*Requirement*
Copy everything in the listing below word for word, apart from any images.

*Source material*
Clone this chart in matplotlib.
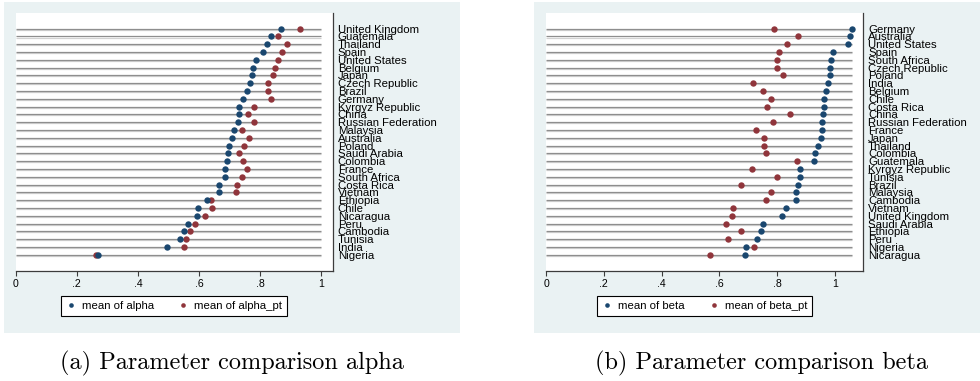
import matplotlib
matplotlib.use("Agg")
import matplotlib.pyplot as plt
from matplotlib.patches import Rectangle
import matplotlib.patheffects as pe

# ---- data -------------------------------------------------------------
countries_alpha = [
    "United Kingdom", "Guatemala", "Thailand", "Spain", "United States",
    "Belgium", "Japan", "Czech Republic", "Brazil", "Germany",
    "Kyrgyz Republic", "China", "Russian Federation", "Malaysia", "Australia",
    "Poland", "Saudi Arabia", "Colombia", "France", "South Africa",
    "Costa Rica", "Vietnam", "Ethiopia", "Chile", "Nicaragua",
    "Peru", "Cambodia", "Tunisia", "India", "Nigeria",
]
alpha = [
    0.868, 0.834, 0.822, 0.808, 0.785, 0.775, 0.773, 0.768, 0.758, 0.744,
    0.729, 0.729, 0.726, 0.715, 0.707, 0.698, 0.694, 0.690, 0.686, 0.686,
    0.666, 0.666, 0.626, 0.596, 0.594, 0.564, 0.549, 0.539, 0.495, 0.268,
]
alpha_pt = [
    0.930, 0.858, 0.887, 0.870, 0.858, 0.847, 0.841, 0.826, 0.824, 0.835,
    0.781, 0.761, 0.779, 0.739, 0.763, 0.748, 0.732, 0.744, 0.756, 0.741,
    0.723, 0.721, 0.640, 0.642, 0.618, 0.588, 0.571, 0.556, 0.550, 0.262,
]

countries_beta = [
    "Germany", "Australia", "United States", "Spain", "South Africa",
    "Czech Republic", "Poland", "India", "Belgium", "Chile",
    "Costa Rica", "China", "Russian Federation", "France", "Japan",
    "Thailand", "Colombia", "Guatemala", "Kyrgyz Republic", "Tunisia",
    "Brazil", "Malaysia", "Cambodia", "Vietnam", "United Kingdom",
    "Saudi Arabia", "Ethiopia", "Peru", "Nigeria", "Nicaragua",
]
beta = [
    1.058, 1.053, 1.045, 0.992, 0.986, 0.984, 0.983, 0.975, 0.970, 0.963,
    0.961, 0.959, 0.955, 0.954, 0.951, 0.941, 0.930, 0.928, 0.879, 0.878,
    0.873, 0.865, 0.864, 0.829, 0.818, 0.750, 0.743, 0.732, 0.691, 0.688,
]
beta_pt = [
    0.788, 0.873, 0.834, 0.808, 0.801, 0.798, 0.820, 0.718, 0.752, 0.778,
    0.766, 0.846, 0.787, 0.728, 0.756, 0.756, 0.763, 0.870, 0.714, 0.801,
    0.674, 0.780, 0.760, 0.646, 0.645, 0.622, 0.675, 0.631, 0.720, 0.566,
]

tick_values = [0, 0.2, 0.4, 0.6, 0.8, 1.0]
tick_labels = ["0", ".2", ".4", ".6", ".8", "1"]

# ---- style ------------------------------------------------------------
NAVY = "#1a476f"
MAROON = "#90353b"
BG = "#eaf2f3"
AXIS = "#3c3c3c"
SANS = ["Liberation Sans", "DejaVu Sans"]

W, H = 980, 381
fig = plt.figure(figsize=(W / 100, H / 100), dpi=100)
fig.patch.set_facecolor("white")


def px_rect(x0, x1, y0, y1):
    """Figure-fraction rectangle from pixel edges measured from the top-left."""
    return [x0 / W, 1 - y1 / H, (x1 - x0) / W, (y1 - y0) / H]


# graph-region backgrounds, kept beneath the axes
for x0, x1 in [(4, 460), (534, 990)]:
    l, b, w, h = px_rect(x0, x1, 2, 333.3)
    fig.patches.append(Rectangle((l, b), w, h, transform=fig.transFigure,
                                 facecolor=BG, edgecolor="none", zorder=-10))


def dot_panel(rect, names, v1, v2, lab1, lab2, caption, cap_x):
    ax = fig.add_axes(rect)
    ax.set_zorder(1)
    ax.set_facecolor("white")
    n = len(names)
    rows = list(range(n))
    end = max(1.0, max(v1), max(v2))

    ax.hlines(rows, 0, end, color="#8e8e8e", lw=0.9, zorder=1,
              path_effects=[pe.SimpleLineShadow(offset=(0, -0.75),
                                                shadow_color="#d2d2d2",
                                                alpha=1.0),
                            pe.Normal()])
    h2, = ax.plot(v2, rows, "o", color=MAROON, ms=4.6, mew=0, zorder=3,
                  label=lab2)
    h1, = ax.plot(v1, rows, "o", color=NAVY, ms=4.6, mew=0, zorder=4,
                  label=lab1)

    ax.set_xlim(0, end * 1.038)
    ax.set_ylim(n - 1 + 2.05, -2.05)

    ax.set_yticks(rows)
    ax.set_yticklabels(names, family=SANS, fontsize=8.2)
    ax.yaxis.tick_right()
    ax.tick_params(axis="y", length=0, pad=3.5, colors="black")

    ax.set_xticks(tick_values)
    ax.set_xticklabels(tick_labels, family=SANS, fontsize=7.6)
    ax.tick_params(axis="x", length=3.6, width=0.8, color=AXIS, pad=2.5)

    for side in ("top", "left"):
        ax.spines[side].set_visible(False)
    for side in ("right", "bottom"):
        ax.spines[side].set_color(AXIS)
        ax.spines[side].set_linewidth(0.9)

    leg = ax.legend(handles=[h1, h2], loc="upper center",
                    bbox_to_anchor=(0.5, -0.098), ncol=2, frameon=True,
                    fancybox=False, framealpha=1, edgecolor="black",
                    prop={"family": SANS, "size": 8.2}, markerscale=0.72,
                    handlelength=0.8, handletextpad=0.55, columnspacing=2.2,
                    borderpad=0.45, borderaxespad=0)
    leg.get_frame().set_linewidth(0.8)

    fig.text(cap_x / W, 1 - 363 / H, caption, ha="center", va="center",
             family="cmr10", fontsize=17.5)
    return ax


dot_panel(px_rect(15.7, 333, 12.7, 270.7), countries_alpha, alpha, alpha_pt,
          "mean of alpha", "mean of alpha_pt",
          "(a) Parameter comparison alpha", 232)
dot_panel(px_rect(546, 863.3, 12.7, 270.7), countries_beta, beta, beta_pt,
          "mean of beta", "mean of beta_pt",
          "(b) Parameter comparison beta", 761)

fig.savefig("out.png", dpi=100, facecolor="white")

*Solved problem*
Clone this chart in matplotlib.
import matplotlib
matplotlib.use("Agg")
import matplotlib.pyplot as plt
from matplotlib.patches import Rectangle
import matplotlib.patheffects as pe

# ---- data -------------------------------------------------------------
countries_alpha = [
    "United Kingdom", "Guatemala", "Thailand", "Spain", "United States",
    "Belgium", "Japan", "Czech Republic", "Brazil", "Germany",
    "Kyrgyz Republic", "China", "Russian Federation", "Malaysia", "Australia",
    "Poland", "Saudi Arabia", "Colombia", "France", "South Africa",
    "Costa Rica", "Vietnam", "Ethiopia", "Chile", "Nicaragua",
    "Peru", "Cambodia", "Tunisia", "India", "Nigeria",
]
alpha = [
    0.868, 0.834, 0.822, 0.808, 0.785, 0.775, 0.773, 0.768, 0.758, 0.744,
    0.729, 0.729, 0.726, 0.715, 0.707, 0.698, 0.694, 0.690, 0.686, 0.686,
    0.666, 0.666, 0.626, 0.596, 0.594, 0.564, 0.549, 0.539, 0.495, 0.268,
]
alpha_pt = [
    0.930, 0.858, 0.887, 0.870, 0.858, 0.847, 0.841, 0.826, 0.824, 0.835,
    0.781, 0.761, 0.779, 0.739, 0.763, 0.748, 0.732, 0.744, 0.756, 0.741,
    0.723, 0.721, 0.640, 0.642, 0.618, 0.588, 0.571, 0.556, 0.550, 0.262,
]

countries_beta = [
    "Germany", "Australia", "United States", "Spain", "South Africa",
    "Czech Republic", "Poland", "India", "Belgium", "Chile",
    "Costa Rica", "China", "Russian Federation", "France", "Japan",
    "Thailand", "Colombia", "Guatemala", "Kyrgyz Republic", "Tunisia",
    "Brazil", "Malaysia", "Cambodia", "Vietnam", "United Kingdom",
    "Saudi Arabia", "Ethiopia", "Peru", "Nigeria", "Nicaragua",
]
beta = [
    1.058, 1.053, 1.045, 0.992, 0.986, 0.984, 0.983, 0.975, 0.970, 0.963,
    0.961, 0.959, 0.955, 0.954, 0.951, 0.941, 0.930, 0.928, 0.879, 0.878,
    0.873, 0.865, 0.864, 0.829, 0.818, 0.750, 0.743, 0.732, 0.691, 0.688,
]
beta_pt = [
    0.788, 0.873, 0.834, 0.808, 0.801, 0.798, 0.820, 0.718, 0.752, 0.778,
    0.766, 0.846, 0.787, 0.728, 0.756, 0.756, 0.763, 0.870, 0.714, 0.801,
    0.674, 0.780, 0.760, 0.646, 0.645, 0.622, 0.675, 0.631, 0.720, 0.566,
]

tick_values = [0, 0.2, 0.4, 0.6, 0.8, 1.0]
tick_labels = ["0", ".2", ".4", ".6", ".8", "1"]

# ---- style ------------------------------------------------------------
NAVY = "#1a476f"
MAROON = "#90353b"
BG = "#eaf2f3"
AXIS = "#3c3c3c"
SANS = ["Liberation Sans", "DejaVu Sans"]

W, H = 980, 381
fig = plt.figure(figsize=(W / 100, H / 100), dpi=100)
fig.patch.set_facecolor("white")


def px_rect(x0, x1, y0, y1):
    """Figure-fraction rectangle from pixel edges measured from the top-left."""
    return [x0 / W, 1 - y1 / H, (x1 - x0) / W, (y1 - y0) / H]


# graph-region backgrounds, kept beneath the axes
for x0, x1 in [(4, 460), (534, 990)]:
    l, b, w, h = px_rect(x0, x1, 2, 333.3)
    fig.patches.append(Rectangle((l, b), w, h, transform=fig.transFigure,
                                 facecolor=BG, edgecolor="none", zorder=-10))


def dot_panel(rect, names, v1, v2, lab1, lab2, caption, cap_x):
    ax = fig.add_axes(rect)
    ax.set_zorder(1)
    ax.set_facecolor("white")
    n = len(names)
    rows = list(range(n))
    end = max(1.0, max(v1), max(v2))

    ax.hlines(rows, 0, end, color="#8e8e8e", lw=0.9, zorder=1,
              path_effects=[pe.SimpleLineShadow(offset=(0, -0.75),
                                                shadow_color="#d2d2d2",
                                                alpha=1.0),
                            pe.Normal()])
    h2, = ax.plot(v2, rows, "o", color=MAROON, ms=4.6, mew=0, zorder=3,
                  label=lab2)
    h1, = ax.plot(v1, rows, "o", color=NAVY, ms=4.6, mew=0, zorder=4,
                  label=lab1)

    ax.set_xlim(0, end * 1.038)
    ax.set_ylim(n - 1 + 2.05, -2.05)

    ax.set_yticks(rows)
    ax.set_yticklabels(names, family=SANS, fontsize=8.2)
    ax.yaxis.tick_right()
    ax.tick_params(axis="y", length=0, pad=3.5, colors="black")

    ax.set_xticks(tick_values)
    ax.set_xticklabels(tick_labels, family=SANS, fontsize=7.6)
    ax.tick_params(axis="x", length=3.6, width=0.8, color=AXIS, pad=2.5)

    for side in ("top", "left"):
        ax.spines[side].set_visible(False)
    for side in ("right", "bottom"):
        ax.spines[side].set_color(AXIS)
        ax.spines[side].set_linewidth(0.9)

    leg = ax.legend(handles=[h1, h2], loc="upper center",
                    bbox_to_anchor=(0.5, -0.098), ncol=2, frameon=True,
                    fancybox=False, framealpha=1, edgecolor="black",
                    prop={"family": SANS, "size": 8.2}, markerscale=0.72,
                    handlelength=0.8, handletextpad=0.55, columnspacing=2.2,
                    borderpad=0.45, borderaxespad=0)
    leg.get_frame().set_linewidth(0.8)

    fig.text(cap_x / W, 1 - 363 / H, caption, ha="center", va="center",
             family="cmr10", fontsize=17.5)
    return ax


dot_panel(px_rect(15.7, 333, 12.7, 270.7), countries_alpha, alpha, alpha_pt,
          "mean of alpha", "mean of alpha_pt",
          "(a) Parameter comparison alpha", 232)
dot_panel(px_rect(546, 863.3, 12.7, 270.7), countries_beta, beta, beta_pt,
          "mean of beta", "mean of beta_pt",
          "(b) Parameter comparison beta", 761)

fig.savefig("out.png", dpi=100, facecolor="white")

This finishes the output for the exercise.